In 1872 McDonnell sailed to New York City with his new bride, Mary McEvatt, to represent the IWA in America.
From 1873 to 1878 McDonnell was very active in the socialist movement in New York, speaking at many venues.
He edited a Marxist weekly paper, the New York Labor Standard, from 1876.
The socialist and anarchist Marie Le Compte was one of the editors on this paper.
He met Samuel Gompers, Peter J. McGuire and other labor leaders, and became more interested in labor reform than in socialism.
They would often meet at the New York offices of the Irish World, where they would find men such as Philip Van Patten of the Socialist Labor Party and the Irish nationalist John Devoy. With Gompers and McGuire, he was one of the founders of the International Labor Union.

McDonnell was a leading figure in the Association of United Workers of America (AUWA).
In 1876 the AUWA and other socialist organizations merged to form the Workingmen's Party of the United States (WPUS).
At a meeting in October 1876 McDonnell's section of the WPUS declared that,

Whereas—All issues raised by the political parties of the propertied class are in the interest of that class and of no advantage to the working class.
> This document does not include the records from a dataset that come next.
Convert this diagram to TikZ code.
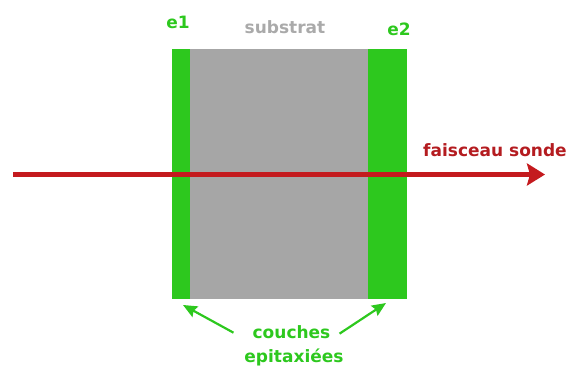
\documentclass[tikz,border=0pt]{standalone}
\usepackage{fontspec}
\setmainfont{DejaVu Sans}
\usepackage{xcolor}
\usepackage{tikz}
\usetikzlibrary{arrows, arrows.meta, positioning, calc}
\definecolor{layergreen}{RGB}{45, 200, 30}
\definecolor{substrategray}{RGB}{166, 166, 166}
\definecolor{labelgray}{RGB}{170, 170, 170}
\definecolor{beamred}{RGB}{196, 26, 30}
\definecolor{beamtext}{RGB}{180, 28, 32}

\begin{document}
\begin{tikzpicture}[x=1pt, y=-1pt,
    layer/.style={fill=layergreen, draw=none, inner sep=0pt, anchor=north west, minimum height=250pt},
    slab/.style={fill=substrategray, draw=none, inner sep=0pt, anchor=north west, minimum height=250pt},
    lbl/.style={font=\fontsize{17}{20}\selectfont\bfseries, inner sep=0pt, anchor=base}]
    \useasboundingbox (0,0) rectangle (571,365);

    % substrate and the two epitaxial layers
    \node[slab, minimum width=178pt] (sub) at (190,49) {};
    \node[layer, minimum width=18pt] (e1) at (172,49) {};
    \node[layer, minimum width=39pt] (e2) at (368,49) {};

    % labels on top
    \node[lbl, text=layergreen] (e1lbl) at (178,28) {e1};
    \node[lbl, text=labelgray] (sublbl) at (285,33) {substrat};
    \node[lbl, text=layergreen] (e2lbl) at (399,35) {e2};

    % probe beam
    \coordinate (beamstart) at (13,174.5);
    \coordinate (beamend) at (545,174.5);
    \draw[beamred, line width=5pt, -{Stealth[length=18pt, width=22pt, inset=3pt]}] (beamstart) -- (beamend);
    \node[lbl, text=beamtext] (beamlbl) at (495,156) {faisceau sonde};

    % epitaxial layers label
    \node[lbl, text=layergreen] (couches) at (291.5,338) {couches};
    \node[lbl, text=layergreen] (epi) at (294,362) {epitaxiées};
    \coordinate (tipleft) at (183,305);
    \coordinate (tipright) at (386,303);
    \draw[layergreen, line width=2.2pt, -{Stealth[length=14pt, width=12pt, inset=2pt]}] ($(couches.west)+(-19,1)$) -- (tipleft);
    \draw[layergreen, line width=2.2pt, -{Stealth[length=14pt, width=12pt, inset=2pt]}] ($(couches.east)+(9,2)$) -- (tipright);
\end{tikzpicture}
\end{document}
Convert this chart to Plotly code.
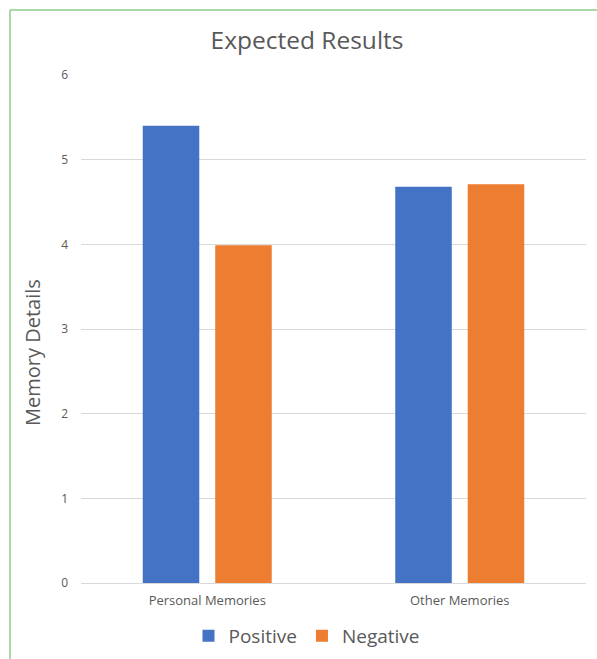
import plotly.graph_objects as go

categories = ["Personal Memories", "Other Memories"]
positive = [5.4, 4.68]
negative = [3.99, 4.71]
series_names = ["Positive", "Negative"]
colors = ["#4472C4", "#ED7D31"]
title_text = "Expected Results"
y_title = "Memory Details"
y_ticks = [0, 1, 2, 3, 4, 5, 6]

font_family = "'Open Sans', Lato, sans-serif"

fig = go.Figure()
for name, vals, col in zip(series_names, [positive, negative], colors):
    fig.add_trace(go.Bar(x=categories, y=vals, name=name,
                         marker=dict(color=col, line=dict(width=0))))

fig.update_layout(
    width=597, height=659,
    margin=dict(l=81, r=11, t=75, b=76),
    paper_bgcolor="white", plot_bgcolor="white",
    barmode="group", bargap=0.426, bargroupgap=0.22,
    title=dict(text=title_text, x=307/597, xanchor="center", y=1 - 40/659, yanchor="middle",
               font=dict(family=font_family, size=24.5, color="#595959")),
    font=dict(family=font_family, color="#595959"),
    showlegend=True,
    legend=dict(orientation="h", xref="container", yref="container",
                x=307 / 597, xanchor="center",
                y=1 - 636 / 659, yanchor="middle",
                font=dict(size=19, color="#595959"), itemwidth=30,
                traceorder="normal"),
    xaxis=dict(showgrid=False, showline=False, ticks="", automargin=False,
               ticklabelstandoff=8,
               tickfont=dict(size=13, color="#595959")),
    yaxis=dict(range=[0, 6], tickvals=y_ticks, showgrid=True, gridcolor="#D9D9D9",
               gridwidth=1, zeroline=True, zerolinecolor="#D9D9D9", zerolinewidth=1,
               showline=False, ticks="", ticklabelstandoff=12, automargin=False,
               tickfont=dict(size=12, color="#595959")),
    annotations=[
        dict(text=y_title, xref="paper", yref="paper", showarrow=False,
             x=(32 - 81) / 505, y=(583 - 353) / 508, xanchor="center", yanchor="middle",
             textangle=-90, font=dict(size=20, color="#595959", family=font_family)),
    ],
    shapes=[
        dict(type="line", xref="paper", yref="paper",
             x0=(10 - 81) / 505, x1=(10 - 81) / 505, y0=(583 - 10) / 508, y1=(583 - 665) / 508,
             line=dict(color="#8CCB8C", width=1.5)),
        dict(type="line", xref="paper", yref="paper",
             x0=(10 - 81) / 505, x1=(600 - 81) / 505, y0=(583 - 10) / 508, y1=(583 - 10) / 508,
             line=dict(color="#8CCB8C", width=1.5)),
    ],
)

fig.write_html("out.html")
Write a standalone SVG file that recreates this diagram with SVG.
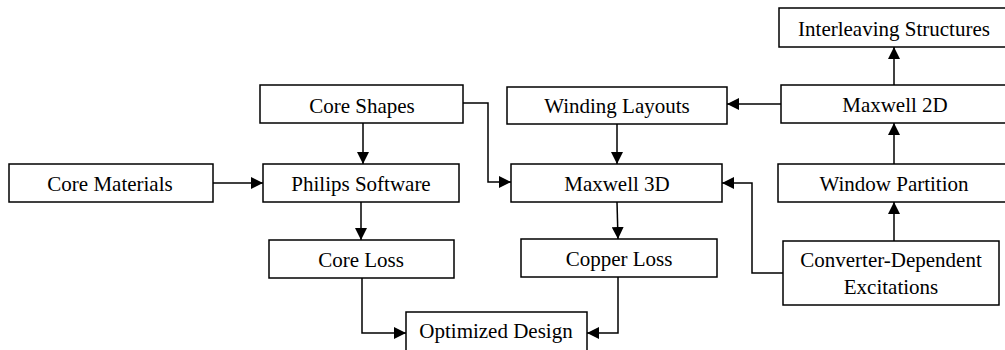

Be it resolved, That it is the duty of the working class to ignore not only all the existing political parties but their issues and to support only those questions raised by and coming from recognized Trade and Labor bodies, made in the interest of the working class."

In the fall of 1876 the Labor Standard ran a campaign that opposed the WPUS taking immediate political action. The faction of the WPUS that favored action withdrew their support from the paper, which ran into financial difficulties.
At first McDonnell remained largely unknown outside the small and quarrelsome labor and socialist movements.
In 1877 there were railway strikes and riots in New York and Baltimore in 1877, where he urged the workers to organize.

The New York Times commented in August 1877 that McDonnell was preaching "the unadulterated gospel of communism".
The Socialist Labor Party of America was founded in 1877 by a Marxist-oriented group in Newark led by Friedrich A. Sorge.
McDonnell gave significant assistance to Sorge.

==New Jersey==

Sorge and McDonnell organized a textile strike in Paterson, New Jersey in 1878.
In 1878 McDonnell moved to Paterson at the request of the striking cotton-spinners at the R. & H. Adams mill.
On 28 September 1878 he renamed his paper the Paterson Labor Standard.
The masthead carried Marx's words: "The Emancipation of the Working Classes Must be Achieved by the Working Classes Themselves."
Soon after the first issue appeared he was indicted for libel for using the word "scab" to describe strikebreaking workers. He was convicted and ordered to pay a fine of $500. This sum was raised for him by the strikers.
He was to nurse his paper through its early difficulties and edit it for the remainder of his life.
His editorials were outspoken. He denounced the "industrial despotism" of employers and called for labor to become master of its own products rather than the slave of capitalism.

In 1879 McDonnell was among the founders of the New Jersey Labor Congress, later renamed the Federation of Organized Trades and Labor Unions of the State of New Jersey. In February 1880 he was tried again for libel after publishing a letter from a brick maker who said of the Clark & Van Blarcom brickyard that the men were overworked and starved, and housed in places no better than pigsties. He was convicted and sentenced to two months in jail. He continued to edit the Labor Standard from jail. When he was released on 1 April 1880 he was met by a cheering crowd.
In 1881 the Labor Standard was appointed as one of the State papers to print the laws.
In 1883 Lawrence Fell was appointed the first New Jersey state factory inspector. He worked with McDonnell and the state federation of labor to promote reforms sought by the labor movement.

New Jersey supreme court judge Jonathan Dixon had presided over the much-publicized 1880 libel trial.
He was the Republican candidate for New Jersey governor in 1883.
In a break from his socialist past, McDonnell supported the Democrats in the gubernatorial contest.
McDonnell attacked Dixon as anti-labor and anti-union, and threw his support behind Leon Abbett, giving a useful boost to the Democratic candidate.
In 1884 Leon Abbett, now governor of New Jersey, appointed McDonnell deputy inspector of factories and workshops, although he did not hold this position for long.

From 1883 until 1897 McDonnell chaired the legislative committee of the New Jersey Federation of Organized Trades, which remained a relatively small body that was further weakened by the dispute between the Knights of Labor and the craft unions. Despite its weakness, the legislative committee drafted laws and lobbied for their passage by the New Jersey legislature, and often achieved at least partial success.
The thrust of the laws was to eliminate abuses of labor, improve working conditions and help labor organize unions, cooperatives and building and loan associations. The Federation obtained ballot reforms, protection against eviction, public libraries and a compulsory education law.
It was mainly due to McDonnell's efforts that Labor Day was declared a holiday by New Jersey, to first state to do so.

McDonnell represented New Jersey in the American Federation of Labor, founded in 1886 with Gompers as its first president.
In 1892 McDonnell was appointed the head of the State Board of Arbitration for a short period.
After 1892 McDonnell found it much harder to influence legislation. However, in 1897 The Boston Post wrote,

Every labor law on the state statute books of New Jersey owes its birth to the fostering care and indefatigable work of McDonnell... Not a tithe can be told of all he has done for the betterment of mankind.

Joseph Patrick McDonnell died on 20 January 1906.